Tatsächlich kommt es in Deutschland gerade zu Beginn der 1990er-Jahren zu einigen rassistisch motivierten Anschlägen. "Anders als in Solingen und Mölln hatte es bei ihrem Brand keine Toten gegeben", schreibt Aydemir über den Brandanschlag auf Sevdas Wohnhaus. Sie zucke jedes Mal zusammen, wenn die 1990er-Jahren zu einer harmonischen und sicheren Zeit verklärt werden, sagte die Autorin in einem Interview mit dem Hanser-Verlag: "Für mich sind das die Jahre, die in Deutschland von der Allgegenwärtigkeit rechter Gewalt geprägt waren und in der Türkei von Massakern." Was sie damit meint, wird in dem Buch bei dem Brandanschlag deutlich. "Niemand würde jemals von diesem Brand erfahren, niemand würde sich jemals für ihn interessieren, und es gab Tausende solcher Brände, so würde niemand jemals von diesen Tausenden Bränden erfahren", schreibt sie.
Es sind nicht nur Rassismuserfahrungen, die Aydemir veranschaulicht. Sie liefert auch Einblicke, die vielen normalerweise erspart bleiben. Die meisten haben eine Vorstellung davon, was für sie Heimat bedeutet. Familie Yilmaz lebt jedoch in einem Land, mit dem sie noch immer fremdeln, auch weil es sie nicht wirklich mit offenen Armen empfangen hat, zudem ist fast jedes Familienmitglied mit einer anderen Sprache aufgewachsen. Während die Eltern in dem Dorf in der Osttürkei Kurdisch sprachen, wusste ihr jüngster Sohn Ümit nicht einmal, dass sie Kurden sind.
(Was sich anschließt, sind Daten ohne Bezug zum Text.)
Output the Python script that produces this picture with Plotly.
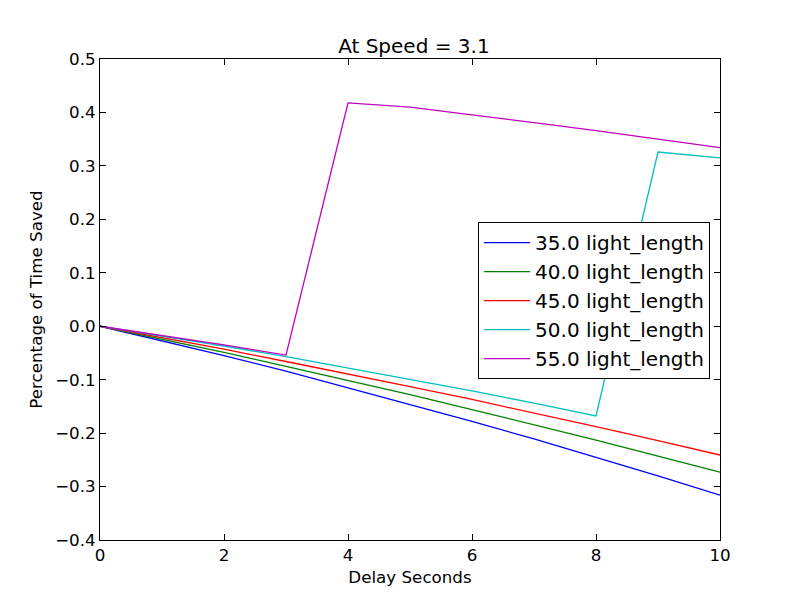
import plotly.graph_objects as go

delay = [0, 1, 2, 3, 4, 5, 6, 7, 8, 9, 10]
labels = ["35.0 light_length", "40.0 light_length", "45.0 light_length",
          "50.0 light_length", "55.0 light_length"]
s35 = [0, -0.027, -0.055, -0.084, -0.115, -0.146, -0.178, -0.211, -0.245, -0.280, -0.316]
s40 = [0, -0.024, -0.049, -0.075, -0.101, -0.128, -0.156, -0.184, -0.213, -0.243, -0.273]
s45 = [0, -0.021, -0.043, -0.066, -0.089, -0.113, -0.137, -0.162, -0.188, -0.214, -0.241]
s50 = [0, -0.018, -0.037, -0.057, -0.078, -0.099, -0.121, -0.144, -0.168, 0.326, 0.315]
s55 = [0, -0.017, -0.035, -0.054, 0.418, 0.410, 0.396, 0.381, 0.366, 0.350, 0.334]
series = [s35, s40, s45, s50, s55]
colors = ["#0000ff", "#008000", "#ff0000", "#00bfbf", "#bf00bf"]

fig = go.Figure()
for name, ys, c in zip(labels, series, colors):
    fig.add_trace(go.Scatter(x=delay, y=ys, mode="lines", name=name,
                             line=dict(color=c, width=1.3)))

axis_common = dict(showgrid=False, zeroline=False, showline=True, linecolor="black",
                   linewidth=1, mirror="allticks", ticks="inside", ticklen=6,
                   tickcolor="black", tickfont=dict(size=16.7, color="black"))
fig.update_layout(
    width=792, height=592,
    margin=dict(l=92, r=80, t=51, b=60),
    paper_bgcolor="white", plot_bgcolor="white",
    font=dict(family="DejaVu Sans", color="black"),
    title=dict(text="At Speed = 3.1", x=0.5125, xanchor="center", y=0.936, yanchor="middle",
               font=dict(size=20, color="black")),
    xaxis=dict(range=[0, 10], tickvals=[0, 2, 4, 6, 8, 10],
               title=dict(text="Delay Seconds", font=dict(size=16.7), standoff=7),
               **axis_common),
    yaxis=dict(range=[-0.4, 0.5], tickvals=[-0.4, -0.3, -0.2, -0.1, 0, 0.1, 0.2, 0.3, 0.4, 0.5],
               tickformat=".1f",
               title=dict(text="Percentage of Time Saved", font=dict(size=16.7), standoff=8),
               **axis_common),
    legend=dict(x=0.984, xanchor="right", y=0.661, yanchor="top",
                bordercolor="black", borderwidth=1, bgcolor="white",
                font=dict(size=20, color="black"), itemwidth=46),
    showlegend=True,
)
fig.write_html("out.html")
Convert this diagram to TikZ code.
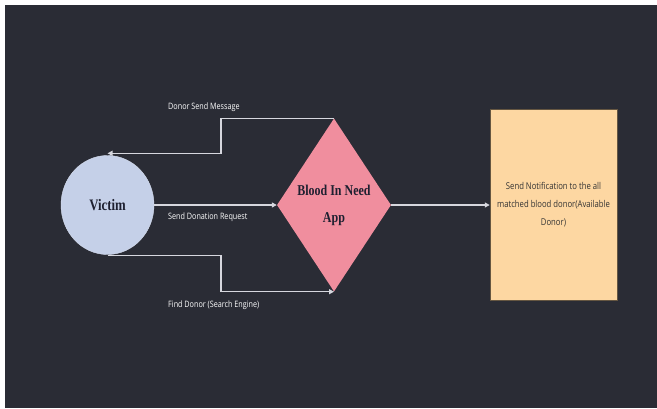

Und die Sprache wird auch zum Problem in der neuen Heimat: Tochter Peri vereitelt an einer Stelle einen Suizidversuch der Mutter und begleitet sie danach zu einer Psychiaterin. Weil die jedoch kein Türkisch kann, muss die Tochter für ihre Mutter dolmetschen.
Mit solchen Szenen verleiht Aydemir der ambitionierten Geschichte und ihren Figuren Glaubhaftigkeit. Es sind intensive und packende 368 Seiten. Es gibt kaum Konflikte und Diskurse, die nicht thematisiert werden: angefangen bei problematischen Eltern-Kind-Beziehungen über die Frage der Identität bis hin zur Transsexualität. Und hier liegt vielleicht der einzige kleine Kritikpunkt. Handlungsstränge überlagern sich, plötzlich werden vermeintliche Kleinigkeiten aus den vorderen Kapiteln in dem der Mutter zentral. Denn das Buch endet so, wie es angefangen hat: mit einer nachhallenden Erschütterung.